• Stored data
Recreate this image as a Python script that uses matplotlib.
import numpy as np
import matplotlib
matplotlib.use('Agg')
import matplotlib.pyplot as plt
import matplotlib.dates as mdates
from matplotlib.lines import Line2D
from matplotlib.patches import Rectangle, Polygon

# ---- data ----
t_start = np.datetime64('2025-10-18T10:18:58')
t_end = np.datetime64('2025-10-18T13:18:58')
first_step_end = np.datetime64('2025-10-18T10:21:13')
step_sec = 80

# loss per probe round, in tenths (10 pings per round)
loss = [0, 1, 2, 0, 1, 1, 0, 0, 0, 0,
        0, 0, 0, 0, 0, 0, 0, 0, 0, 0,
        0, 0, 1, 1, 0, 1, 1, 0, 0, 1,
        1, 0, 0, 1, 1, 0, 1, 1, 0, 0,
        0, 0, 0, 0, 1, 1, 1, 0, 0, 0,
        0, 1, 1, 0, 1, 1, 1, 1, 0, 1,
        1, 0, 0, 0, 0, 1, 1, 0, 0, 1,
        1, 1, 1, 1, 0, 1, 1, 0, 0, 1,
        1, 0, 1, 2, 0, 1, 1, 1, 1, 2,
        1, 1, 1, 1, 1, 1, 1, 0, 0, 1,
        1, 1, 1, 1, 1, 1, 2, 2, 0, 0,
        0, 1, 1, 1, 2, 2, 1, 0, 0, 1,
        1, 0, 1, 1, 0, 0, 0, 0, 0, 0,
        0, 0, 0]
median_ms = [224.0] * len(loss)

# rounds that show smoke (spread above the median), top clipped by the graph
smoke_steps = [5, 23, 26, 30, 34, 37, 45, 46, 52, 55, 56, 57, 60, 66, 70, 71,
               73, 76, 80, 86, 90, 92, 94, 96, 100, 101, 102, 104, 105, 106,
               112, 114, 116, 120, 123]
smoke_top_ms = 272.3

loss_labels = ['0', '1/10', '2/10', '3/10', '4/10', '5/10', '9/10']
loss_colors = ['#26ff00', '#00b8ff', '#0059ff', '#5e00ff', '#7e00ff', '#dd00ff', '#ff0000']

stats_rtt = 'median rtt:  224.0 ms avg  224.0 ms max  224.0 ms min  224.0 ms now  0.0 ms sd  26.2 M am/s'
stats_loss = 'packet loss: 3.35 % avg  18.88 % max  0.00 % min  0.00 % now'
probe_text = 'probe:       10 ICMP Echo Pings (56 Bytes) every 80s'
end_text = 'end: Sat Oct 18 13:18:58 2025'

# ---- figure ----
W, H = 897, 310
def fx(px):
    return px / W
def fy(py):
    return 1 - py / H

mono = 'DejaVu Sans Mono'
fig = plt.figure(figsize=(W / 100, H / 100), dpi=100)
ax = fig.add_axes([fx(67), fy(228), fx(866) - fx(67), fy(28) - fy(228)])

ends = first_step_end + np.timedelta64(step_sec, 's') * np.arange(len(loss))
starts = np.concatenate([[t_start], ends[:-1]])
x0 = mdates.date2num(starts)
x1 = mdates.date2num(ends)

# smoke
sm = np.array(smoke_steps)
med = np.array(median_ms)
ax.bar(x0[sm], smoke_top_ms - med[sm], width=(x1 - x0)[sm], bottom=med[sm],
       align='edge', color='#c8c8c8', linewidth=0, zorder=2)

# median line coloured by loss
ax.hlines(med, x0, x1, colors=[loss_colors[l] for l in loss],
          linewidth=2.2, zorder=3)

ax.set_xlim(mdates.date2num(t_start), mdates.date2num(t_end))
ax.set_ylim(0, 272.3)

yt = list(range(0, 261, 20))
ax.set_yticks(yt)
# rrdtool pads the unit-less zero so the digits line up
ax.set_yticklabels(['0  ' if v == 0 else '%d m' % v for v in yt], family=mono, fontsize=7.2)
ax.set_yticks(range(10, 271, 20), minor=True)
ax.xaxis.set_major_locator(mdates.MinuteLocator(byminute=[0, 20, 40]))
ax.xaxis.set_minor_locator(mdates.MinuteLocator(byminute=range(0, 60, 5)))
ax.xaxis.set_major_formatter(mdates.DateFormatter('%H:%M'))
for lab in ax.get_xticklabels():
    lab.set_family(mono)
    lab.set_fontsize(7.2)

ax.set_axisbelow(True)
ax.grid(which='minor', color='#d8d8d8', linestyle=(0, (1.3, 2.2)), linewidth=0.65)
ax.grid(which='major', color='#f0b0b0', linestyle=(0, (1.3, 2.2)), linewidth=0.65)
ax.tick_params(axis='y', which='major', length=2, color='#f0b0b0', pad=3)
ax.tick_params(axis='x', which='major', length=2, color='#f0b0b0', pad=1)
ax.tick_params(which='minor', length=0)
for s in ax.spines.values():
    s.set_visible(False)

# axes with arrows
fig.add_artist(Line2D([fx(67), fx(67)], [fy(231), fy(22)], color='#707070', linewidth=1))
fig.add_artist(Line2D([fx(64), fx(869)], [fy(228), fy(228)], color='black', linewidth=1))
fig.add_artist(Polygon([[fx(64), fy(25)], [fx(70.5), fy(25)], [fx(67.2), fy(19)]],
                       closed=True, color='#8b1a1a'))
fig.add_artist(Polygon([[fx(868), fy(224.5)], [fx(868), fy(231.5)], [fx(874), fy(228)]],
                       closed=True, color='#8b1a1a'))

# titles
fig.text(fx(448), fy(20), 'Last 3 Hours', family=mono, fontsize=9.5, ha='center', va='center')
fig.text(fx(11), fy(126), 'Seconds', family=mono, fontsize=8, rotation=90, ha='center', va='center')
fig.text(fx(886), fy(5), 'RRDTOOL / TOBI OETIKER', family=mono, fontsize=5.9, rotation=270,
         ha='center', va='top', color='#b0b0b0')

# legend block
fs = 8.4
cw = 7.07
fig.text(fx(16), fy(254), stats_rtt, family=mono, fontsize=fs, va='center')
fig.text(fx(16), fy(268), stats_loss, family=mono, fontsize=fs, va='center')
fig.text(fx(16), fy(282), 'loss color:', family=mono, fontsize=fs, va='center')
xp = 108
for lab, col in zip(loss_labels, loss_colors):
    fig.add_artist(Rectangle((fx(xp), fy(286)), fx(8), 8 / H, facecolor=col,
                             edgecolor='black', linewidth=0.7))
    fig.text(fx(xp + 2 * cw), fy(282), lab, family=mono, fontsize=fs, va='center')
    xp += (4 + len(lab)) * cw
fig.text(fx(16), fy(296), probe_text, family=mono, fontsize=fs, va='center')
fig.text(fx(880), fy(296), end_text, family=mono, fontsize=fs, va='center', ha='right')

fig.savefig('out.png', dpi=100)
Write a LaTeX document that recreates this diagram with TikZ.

• What the task requires
The lines to return begin at the first line of the records and end at the line holding "smoke_top_ms = 272.3"; please return them exactly, including both, and nothing beyond.

• Result for this task
Recreate this image as a Python script that uses matplotlib.
import numpy as np
import matplotlib
matplotlib.use('Agg')
import matplotlib.pyplot as plt
import matplotlib.dates as mdates
from matplotlib.lines import Line2D
from matplotlib.patches import Rectangle, Polygon

# ---- data ----
t_start = np.datetime64('2025-10-18T10:18:58')
t_end = np.datetime64('2025-10-18T13:18:58')
first_step_end = np.datetime64('2025-10-18T10:21:13')
step_sec = 80

# loss per probe round, in tenths (10 pings per round)
loss = [0, 1, 2, 0, 1, 1, 0, 0, 0, 0,
        0, 0, 0, 0, 0, 0, 0, 0, 0, 0,
        0, 0, 1, 1, 0, 1, 1, 0, 0, 1,
        1, 0, 0, 1, 1, 0, 1, 1, 0, 0,
        0, 0, 0, 0, 1, 1, 1, 0, 0, 0,
        0, 1, 1, 0, 1, 1, 1, 1, 0, 1,
        1, 0, 0, 0, 0, 1, 1, 0, 0, 1,
        1, 1, 1, 1, 0, 1, 1, 0, 0, 1,
        1, 0, 1, 2, 0, 1, 1, 1, 1, 2,
        1, 1, 1, 1, 1, 1, 1, 0, 0, 1,
        1, 1, 1, 1, 1, 1, 2, 2, 0, 0,
        0, 1, 1, 1, 2, 2, 1, 0, 0, 1,
        1, 0, 1, 1, 0, 0, 0, 0, 0, 0,
        0, 0, 0]
median_ms = [224.0] * len(loss)

# rounds that show smoke (spread above the median), top clipped by the graph
smoke_steps = [5, 23, 26, 30, 34, 37, 45, 46, 52, 55, 56, 57, 60, 66, 70, 71,
               73, 76, 80, 86, 90, 92, 94, 96, 100, 101, 102, 104, 105, 106,
               112, 114, 116, 120, 123]
smoke_top_ms = 272.3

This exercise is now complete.